→ DIRECTIONS FOR THIS TASK
From the first line of the listing below to the line with "from matplotlib.patches import Patch", print each line exactly, and nothing more. Leave out the pictures.

→ SUPPLIED MATERIAL
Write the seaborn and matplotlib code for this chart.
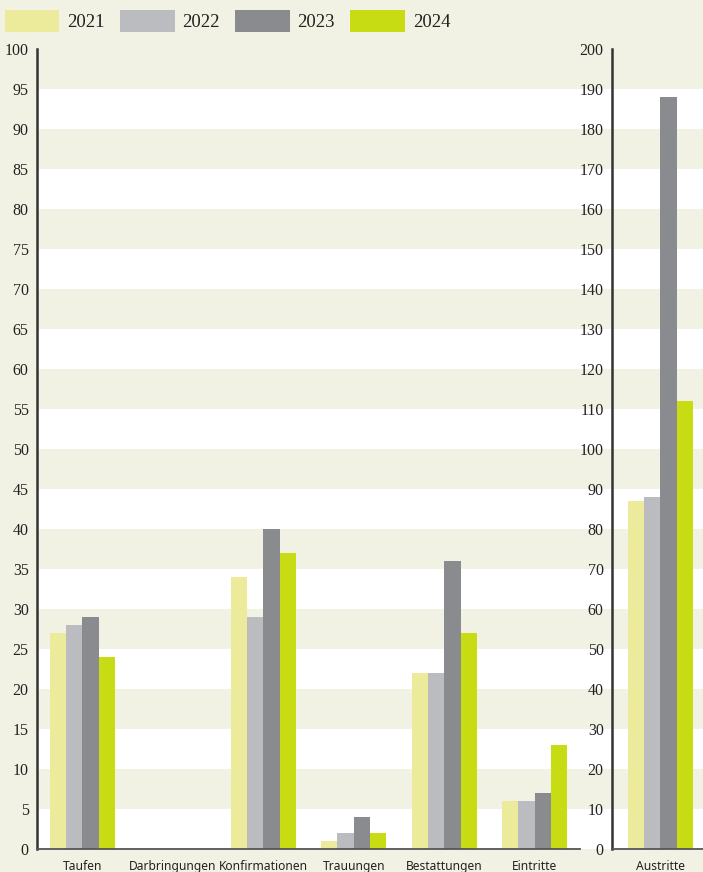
import pandas as pd
import matplotlib.pyplot as plt
import seaborn as sns
from matplotlib.patches import Patch

# Amtshandlungen pro Jahr
years = ['2021', '2022', '2023', '2024']
categories = ['Taufen', 'Darbringungen', 'Konfirmationen', 'Trauungen', 'Bestattungen', 'Eintritte']
taufen = [27, 28, 29, 24]
darbringungen = [0, 0, 0, 0]
konfirmationen = [34, 29, 40, 37]
trauungen = [1, 2, 4, 2]
bestattungen = [22, 22, 36, 27]
eintritte = [6, 6, 7, 13]
austritte = [87, 88, 188, 112]

colors = ['#ebeb9b', '#bbbcc0', '#8a8b8f', '#c8dc14']
bg = '#f2f2e4'
spine_col = '#333333'

left_values = [taufen, darbringungen, konfirmationen, trauungen, bestattungen, eintritte]
rows = []
for cat, vals in zip(categories, left_values):
    for y, v in zip(years, vals):
        rows.append({'Kategorie': cat, 'Jahr': y, 'Anzahl': v})
df_left = pd.DataFrame(rows)
df_right = pd.DataFrame({'Kategorie': ['Austritte'] * 4, 'Jahr': years, 'Anzahl': austritte})

sns.set_theme(style='white')
plt.rcParams['font.family'] = ['Liberation Serif', 'DejaVu Serif']

W, H = 703, 872
fig = plt.figure(figsize=(W / 100, H / 100), dpi=100, facecolor=bg)

bottom = (H - 849) / H
height = 800 / H
x0 = 37 / W

# white stripes behind both panels
ax_bg = fig.add_axes([x0, bottom, 1 - x0, height])
ax_bg.set_ylim(0, 100)
ax_bg.set_xlim(0, 1)
for lo in range(0, 100, 10):
    ax_bg.axhspan(lo, lo + 5, color='white', lw=0)
ax_bg.axis('off')

ax1 = fig.add_axes([x0, bottom, 543 / W, height])
ax2 = fig.add_axes([612 / W, bottom, 91 / W, height])

palette = dict(zip(years, colors))
sns.barplot(data=df_left, x='Kategorie', y='Anzahl', hue='Jahr', hue_order=years,
            palette=palette, width=0.72, saturation=1, legend=False, linewidth=0, ax=ax1)
sns.barplot(data=df_right, x='Kategorie', y='Anzahl', hue='Jahr', hue_order=years,
            palette=palette, width=0.72, saturation=1, legend=False, linewidth=0, ax=ax2)

ax1.set_xlim(-0.5, 5.5)
ax1.set_ylim(0, 100)
ax1.set_yticks(range(0, 101, 5))
ax2.set_xlim(-0.535, 0.47)
ax2.set_ylim(0, 200)
ax2.set_yticks(range(0, 201, 10))

for ax in (ax1, ax2):
    ax.set_facecolor('none')
    ax.set_xlabel('')
    ax.set_ylabel('')
    for s in ('top', 'right'):
        ax.spines[s].set_visible(False)
    ax.spines['left'].set_color(spine_col)
    ax.spines['left'].set_linewidth(1.8)
    ax.spines['bottom'].set_color('#555555')
    ax.spines['bottom'].set_linewidth(1.3)
    ax.tick_params(axis='y', direction='in', length=6, width=1.3, color='#555555',
                   pad=6, labelsize=11.5, labelcolor='#222222')
    ax.tick_params(axis='x', length=0, pad=8, labelcolor='#222222')
    for lab in ax.get_xticklabels():
        lab.set_fontfamily(['Noto Sans', 'DejaVu Sans'])
        lab.set_fontsize(8.7)

handles = [Patch(facecolor=c, edgecolor='none', label=y) for y, c in zip(years, colors)]
fig.legend(handles=handles, loc='upper left', bbox_to_anchor=(5 / W, 1 - 10 / H), ncol=4,
           frameon=False, fontsize=13.5, handlelength=2.9, handleheight=1.4,
           handletextpad=0.42, columnspacing=0.82, borderaxespad=0, borderpad=0,
           labelcolor='#222222')

fig.savefig('out.png', dpi=100, facecolor=bg)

→ ANSWER TO THE PROBLEM
Write the seaborn and matplotlib code for this chart.
import pandas as pd
import matplotlib.pyplot as plt
import seaborn as sns
from matplotlib.patches import Patch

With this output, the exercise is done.